| Data shown |
::::::::::

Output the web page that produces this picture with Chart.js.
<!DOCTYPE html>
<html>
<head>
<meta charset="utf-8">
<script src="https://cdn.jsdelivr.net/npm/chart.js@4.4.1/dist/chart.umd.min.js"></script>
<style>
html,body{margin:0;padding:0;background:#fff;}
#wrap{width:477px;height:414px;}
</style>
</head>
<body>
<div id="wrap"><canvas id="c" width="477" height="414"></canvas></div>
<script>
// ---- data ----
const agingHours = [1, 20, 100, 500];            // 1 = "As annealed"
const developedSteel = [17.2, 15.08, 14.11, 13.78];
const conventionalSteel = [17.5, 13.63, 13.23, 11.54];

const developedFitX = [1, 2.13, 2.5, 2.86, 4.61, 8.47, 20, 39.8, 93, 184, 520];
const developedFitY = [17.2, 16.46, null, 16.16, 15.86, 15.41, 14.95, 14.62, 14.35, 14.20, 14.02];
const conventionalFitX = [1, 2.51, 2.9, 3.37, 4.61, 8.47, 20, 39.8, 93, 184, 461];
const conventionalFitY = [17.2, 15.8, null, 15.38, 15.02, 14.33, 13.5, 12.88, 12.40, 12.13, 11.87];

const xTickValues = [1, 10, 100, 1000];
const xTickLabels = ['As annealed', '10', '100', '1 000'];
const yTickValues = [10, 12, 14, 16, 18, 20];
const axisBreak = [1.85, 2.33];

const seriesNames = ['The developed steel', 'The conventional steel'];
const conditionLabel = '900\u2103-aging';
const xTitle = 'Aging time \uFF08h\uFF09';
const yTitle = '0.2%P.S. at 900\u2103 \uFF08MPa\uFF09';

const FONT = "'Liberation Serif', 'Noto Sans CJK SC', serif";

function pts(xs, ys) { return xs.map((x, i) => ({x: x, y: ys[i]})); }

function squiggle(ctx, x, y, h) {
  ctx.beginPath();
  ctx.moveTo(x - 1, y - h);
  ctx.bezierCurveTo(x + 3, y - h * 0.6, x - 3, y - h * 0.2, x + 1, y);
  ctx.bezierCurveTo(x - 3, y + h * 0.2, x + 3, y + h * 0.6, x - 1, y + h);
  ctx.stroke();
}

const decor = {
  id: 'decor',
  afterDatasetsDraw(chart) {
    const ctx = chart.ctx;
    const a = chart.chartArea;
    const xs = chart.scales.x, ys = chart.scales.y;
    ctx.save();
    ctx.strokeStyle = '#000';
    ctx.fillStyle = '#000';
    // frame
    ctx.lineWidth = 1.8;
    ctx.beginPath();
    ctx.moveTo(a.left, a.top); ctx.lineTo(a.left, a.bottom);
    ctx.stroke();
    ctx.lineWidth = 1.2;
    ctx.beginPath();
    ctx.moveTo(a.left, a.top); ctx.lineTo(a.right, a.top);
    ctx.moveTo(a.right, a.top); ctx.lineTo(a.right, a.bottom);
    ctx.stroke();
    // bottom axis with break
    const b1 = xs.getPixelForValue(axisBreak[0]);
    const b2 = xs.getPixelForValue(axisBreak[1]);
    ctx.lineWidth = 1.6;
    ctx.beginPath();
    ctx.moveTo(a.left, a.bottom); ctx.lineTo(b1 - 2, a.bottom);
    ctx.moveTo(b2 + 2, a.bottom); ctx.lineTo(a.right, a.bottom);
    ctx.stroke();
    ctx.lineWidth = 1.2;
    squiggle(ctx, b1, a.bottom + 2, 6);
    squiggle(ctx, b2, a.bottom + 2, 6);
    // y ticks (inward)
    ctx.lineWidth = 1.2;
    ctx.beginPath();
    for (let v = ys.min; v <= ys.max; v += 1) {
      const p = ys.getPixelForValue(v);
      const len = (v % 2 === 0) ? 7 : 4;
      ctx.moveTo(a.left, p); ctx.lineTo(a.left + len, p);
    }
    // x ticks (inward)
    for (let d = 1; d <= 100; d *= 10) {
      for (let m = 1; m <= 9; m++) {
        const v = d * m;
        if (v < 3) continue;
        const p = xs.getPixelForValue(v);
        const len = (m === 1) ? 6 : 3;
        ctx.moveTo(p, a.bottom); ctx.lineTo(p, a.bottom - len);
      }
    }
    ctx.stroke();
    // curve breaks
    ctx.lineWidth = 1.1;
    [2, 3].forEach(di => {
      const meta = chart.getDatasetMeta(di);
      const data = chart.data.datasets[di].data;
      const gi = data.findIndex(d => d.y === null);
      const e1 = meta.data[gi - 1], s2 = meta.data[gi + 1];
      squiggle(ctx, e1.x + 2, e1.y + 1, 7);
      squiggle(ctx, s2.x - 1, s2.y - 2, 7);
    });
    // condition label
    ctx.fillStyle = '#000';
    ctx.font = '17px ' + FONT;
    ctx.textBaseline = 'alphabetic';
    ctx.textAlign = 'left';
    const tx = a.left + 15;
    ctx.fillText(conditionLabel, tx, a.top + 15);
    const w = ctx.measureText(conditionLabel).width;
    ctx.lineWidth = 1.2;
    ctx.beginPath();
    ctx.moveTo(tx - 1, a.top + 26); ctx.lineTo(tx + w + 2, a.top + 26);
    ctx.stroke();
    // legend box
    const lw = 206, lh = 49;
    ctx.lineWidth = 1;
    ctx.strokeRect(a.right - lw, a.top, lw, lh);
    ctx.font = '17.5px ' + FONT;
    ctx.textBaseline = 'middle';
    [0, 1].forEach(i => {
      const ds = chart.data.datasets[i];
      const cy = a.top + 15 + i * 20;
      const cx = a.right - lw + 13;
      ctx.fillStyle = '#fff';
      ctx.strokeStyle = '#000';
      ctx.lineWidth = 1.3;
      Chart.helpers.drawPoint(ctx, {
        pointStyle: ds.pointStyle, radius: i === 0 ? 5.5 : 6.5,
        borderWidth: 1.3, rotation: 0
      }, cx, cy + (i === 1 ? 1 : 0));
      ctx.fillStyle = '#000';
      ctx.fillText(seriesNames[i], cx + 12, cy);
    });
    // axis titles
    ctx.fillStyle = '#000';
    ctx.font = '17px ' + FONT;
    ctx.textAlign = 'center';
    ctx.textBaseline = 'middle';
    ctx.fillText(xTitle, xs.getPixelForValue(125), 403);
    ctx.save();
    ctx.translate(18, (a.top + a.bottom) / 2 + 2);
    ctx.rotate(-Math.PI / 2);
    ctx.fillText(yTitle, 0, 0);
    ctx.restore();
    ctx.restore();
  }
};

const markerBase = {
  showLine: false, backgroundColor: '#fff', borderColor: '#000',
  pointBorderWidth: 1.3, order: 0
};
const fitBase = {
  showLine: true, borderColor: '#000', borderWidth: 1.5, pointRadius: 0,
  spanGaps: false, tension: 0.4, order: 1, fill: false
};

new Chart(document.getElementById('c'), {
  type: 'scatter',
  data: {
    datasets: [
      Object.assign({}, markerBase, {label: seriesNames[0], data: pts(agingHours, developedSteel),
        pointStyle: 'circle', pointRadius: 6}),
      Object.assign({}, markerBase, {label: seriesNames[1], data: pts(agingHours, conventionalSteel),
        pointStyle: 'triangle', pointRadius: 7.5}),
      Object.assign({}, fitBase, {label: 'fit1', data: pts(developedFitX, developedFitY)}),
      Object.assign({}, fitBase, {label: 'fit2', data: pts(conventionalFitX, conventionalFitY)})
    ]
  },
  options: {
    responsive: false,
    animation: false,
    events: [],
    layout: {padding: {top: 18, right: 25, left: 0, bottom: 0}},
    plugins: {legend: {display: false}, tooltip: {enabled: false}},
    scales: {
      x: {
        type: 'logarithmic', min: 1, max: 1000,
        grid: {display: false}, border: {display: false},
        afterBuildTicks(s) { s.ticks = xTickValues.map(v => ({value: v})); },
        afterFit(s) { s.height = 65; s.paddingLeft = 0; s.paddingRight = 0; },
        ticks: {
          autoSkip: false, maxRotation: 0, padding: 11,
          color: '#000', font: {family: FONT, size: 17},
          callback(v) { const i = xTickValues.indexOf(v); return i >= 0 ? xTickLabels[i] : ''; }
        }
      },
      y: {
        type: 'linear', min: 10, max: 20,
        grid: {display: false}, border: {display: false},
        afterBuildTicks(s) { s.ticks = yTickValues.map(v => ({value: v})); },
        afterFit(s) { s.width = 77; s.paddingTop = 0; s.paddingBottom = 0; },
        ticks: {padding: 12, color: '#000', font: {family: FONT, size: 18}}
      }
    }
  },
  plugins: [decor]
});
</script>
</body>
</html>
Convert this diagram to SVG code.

::::::::::

| Work required |
List each line of the records that holds the string "this".

| The response |
Output the web page that produces this picture with Chart.js.
Convert this diagram to SVG code.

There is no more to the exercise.